So said Bart Simpson, and according to a new study from the University of Toronto Rotman School (which I caught via Idea Festival), he was exactly right:
Strategic managers, lacking training in how to build their own situational models and reasoning strategies as opposed to 'implementing' blueprints and recipes, tend to choose easy problems to make sense of their predicaments and use sub-optimally simplistic methods of framing complex problems, shows new research from the Rotman School of Management.
“Managerial problems are not given – they are co-created, by the manager and his context, and what the manager's mind does often matters more than other features of the context,” says the study’s author, Mihnea Moldoveanu, who has articulated a new research field called managerial algorithmics. “This model shows managers systematically avoid certain kinds of problems (logically hard ones) in favour of others (logically simple ones) when they try to make sense of their predicaments." When applied to a vast array of data about the ways in which managers make judgments and solve problems, Moldoveanu's model shows that by and large "managers are logical sloths, even if they are sometimes informational hogs.” Managers seem to systematically avoid 'deep thought' about the situations they face and rather seek 'data', 'stories', 'frameworks' and 'prescriptions' that stand a very good chance of being logically incompatible, he says. However, because they are 'logical sloths', this logical incompatibility will go un-noticed....

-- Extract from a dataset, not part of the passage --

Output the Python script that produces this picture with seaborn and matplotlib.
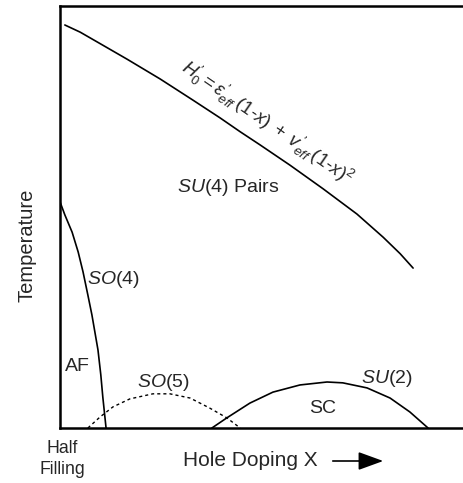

This is the kind of research that makes me worry about futurists' love of stories, scenarios, and other pieces of vivid narrative. They have their virtues, undoubtedly, but we've pretty much burned through the narrative turn in business, and I think it's now time to pay more attention to how people tend to misuse or be led astray by good stories.
There was also this interesting bit:
[E]ven though thinking more deeply will almost always help, acting on the deepest possible logical analysis is not always the optimal course of action: being logically omniscient in an environment of logical sloths could also lead to losses. Moldoveanu's argues that managers need to seek out 'adaptive' intelligence, which he defines as 'the right level of logical depth given what you know about others' level of logical depth.'
This reminds me of something that author, neurologist, and expert poker player Robert Burton recently told me: that many serious poker players don't play their own hands, they first try to figure out how their opponents would play whatever hands they have.